* Job
Look through the entries below and count the lines with the word "this" in them; give only the number.

* Charts and diagrams as code

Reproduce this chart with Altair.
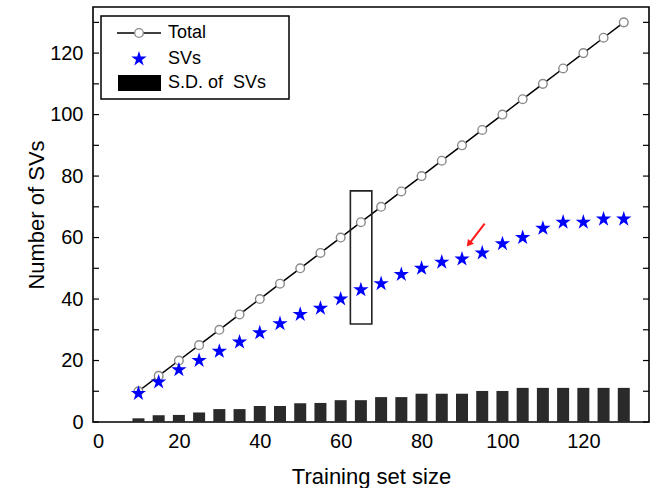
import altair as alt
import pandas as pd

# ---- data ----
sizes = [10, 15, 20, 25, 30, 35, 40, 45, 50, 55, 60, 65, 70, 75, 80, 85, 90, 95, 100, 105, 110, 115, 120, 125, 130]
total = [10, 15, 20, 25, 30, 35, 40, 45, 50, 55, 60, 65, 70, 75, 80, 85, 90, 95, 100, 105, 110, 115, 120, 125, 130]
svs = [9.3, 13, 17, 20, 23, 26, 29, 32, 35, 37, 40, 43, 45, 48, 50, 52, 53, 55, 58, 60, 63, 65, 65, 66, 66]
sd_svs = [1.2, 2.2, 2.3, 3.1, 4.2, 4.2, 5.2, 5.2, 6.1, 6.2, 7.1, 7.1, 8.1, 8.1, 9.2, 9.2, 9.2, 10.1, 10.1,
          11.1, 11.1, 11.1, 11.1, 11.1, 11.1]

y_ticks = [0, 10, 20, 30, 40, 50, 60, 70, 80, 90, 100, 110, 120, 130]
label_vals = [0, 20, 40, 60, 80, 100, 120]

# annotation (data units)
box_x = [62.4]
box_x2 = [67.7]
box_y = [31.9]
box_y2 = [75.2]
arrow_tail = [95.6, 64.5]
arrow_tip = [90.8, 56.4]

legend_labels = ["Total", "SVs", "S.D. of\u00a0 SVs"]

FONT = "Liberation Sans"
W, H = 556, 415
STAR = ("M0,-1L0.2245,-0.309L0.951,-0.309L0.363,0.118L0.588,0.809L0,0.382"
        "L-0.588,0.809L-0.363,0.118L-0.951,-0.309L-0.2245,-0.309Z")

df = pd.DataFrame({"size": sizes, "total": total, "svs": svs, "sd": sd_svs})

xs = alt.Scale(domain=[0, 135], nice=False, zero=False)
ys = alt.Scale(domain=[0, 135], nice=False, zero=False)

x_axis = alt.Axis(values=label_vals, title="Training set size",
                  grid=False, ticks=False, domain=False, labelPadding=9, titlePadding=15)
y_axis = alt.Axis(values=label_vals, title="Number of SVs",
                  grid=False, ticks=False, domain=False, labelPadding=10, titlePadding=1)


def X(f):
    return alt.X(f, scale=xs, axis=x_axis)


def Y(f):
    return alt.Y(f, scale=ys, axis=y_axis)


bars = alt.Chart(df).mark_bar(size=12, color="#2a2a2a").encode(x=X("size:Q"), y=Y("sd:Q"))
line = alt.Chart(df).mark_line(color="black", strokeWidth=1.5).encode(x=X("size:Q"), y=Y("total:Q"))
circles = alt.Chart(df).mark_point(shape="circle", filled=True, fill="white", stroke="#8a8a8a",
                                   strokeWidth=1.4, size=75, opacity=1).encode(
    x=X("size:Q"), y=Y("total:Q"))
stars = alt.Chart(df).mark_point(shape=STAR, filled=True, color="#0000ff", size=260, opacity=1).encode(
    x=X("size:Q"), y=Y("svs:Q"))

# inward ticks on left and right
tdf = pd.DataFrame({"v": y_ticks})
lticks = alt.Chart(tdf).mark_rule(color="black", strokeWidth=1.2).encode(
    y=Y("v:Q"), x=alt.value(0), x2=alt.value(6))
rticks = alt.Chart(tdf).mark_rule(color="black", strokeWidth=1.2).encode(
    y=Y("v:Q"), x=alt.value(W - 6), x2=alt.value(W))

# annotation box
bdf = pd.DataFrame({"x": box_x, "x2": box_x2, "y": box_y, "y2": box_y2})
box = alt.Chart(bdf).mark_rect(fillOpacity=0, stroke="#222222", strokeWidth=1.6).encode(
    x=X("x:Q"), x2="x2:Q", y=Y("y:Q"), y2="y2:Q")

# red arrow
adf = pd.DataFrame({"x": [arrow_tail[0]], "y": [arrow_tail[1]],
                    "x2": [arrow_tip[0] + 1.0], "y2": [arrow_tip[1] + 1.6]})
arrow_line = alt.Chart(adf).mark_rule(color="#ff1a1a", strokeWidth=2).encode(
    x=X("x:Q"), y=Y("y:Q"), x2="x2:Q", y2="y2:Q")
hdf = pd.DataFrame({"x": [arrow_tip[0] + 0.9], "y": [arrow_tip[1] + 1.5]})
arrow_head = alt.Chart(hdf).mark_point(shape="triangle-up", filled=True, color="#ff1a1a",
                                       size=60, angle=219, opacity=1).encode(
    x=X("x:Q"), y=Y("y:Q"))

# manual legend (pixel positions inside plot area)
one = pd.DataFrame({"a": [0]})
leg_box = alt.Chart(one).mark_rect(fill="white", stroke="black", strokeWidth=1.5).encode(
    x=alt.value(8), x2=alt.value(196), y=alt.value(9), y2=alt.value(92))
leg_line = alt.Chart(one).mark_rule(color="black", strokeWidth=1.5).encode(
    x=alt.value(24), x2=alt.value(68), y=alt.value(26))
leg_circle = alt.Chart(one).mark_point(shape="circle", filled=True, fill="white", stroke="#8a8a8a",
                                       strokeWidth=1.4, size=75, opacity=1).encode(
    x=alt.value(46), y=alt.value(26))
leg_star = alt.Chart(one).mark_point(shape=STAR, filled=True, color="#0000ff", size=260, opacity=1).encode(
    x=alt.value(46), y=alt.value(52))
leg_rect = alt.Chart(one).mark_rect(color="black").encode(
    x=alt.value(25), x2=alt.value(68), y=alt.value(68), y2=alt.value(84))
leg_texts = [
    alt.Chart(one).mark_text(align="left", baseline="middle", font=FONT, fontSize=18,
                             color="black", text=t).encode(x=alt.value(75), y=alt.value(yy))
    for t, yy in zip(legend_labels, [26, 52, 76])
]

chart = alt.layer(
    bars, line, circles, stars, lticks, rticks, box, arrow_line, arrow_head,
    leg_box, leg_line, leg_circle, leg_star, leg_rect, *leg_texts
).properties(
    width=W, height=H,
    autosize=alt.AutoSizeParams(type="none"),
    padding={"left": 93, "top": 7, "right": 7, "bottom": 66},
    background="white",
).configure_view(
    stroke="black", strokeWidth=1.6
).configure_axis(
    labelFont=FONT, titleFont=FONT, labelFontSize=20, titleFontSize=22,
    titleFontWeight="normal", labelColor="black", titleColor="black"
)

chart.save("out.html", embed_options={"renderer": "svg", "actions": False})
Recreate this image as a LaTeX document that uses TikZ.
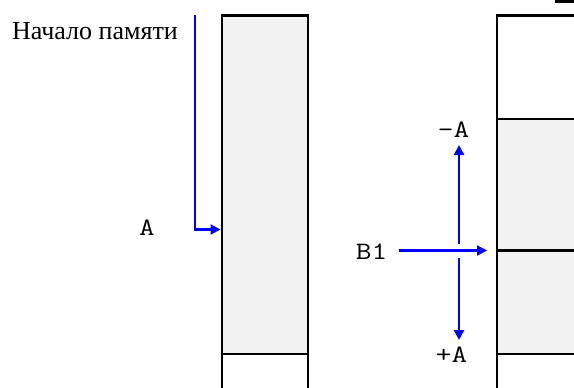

* Written response
2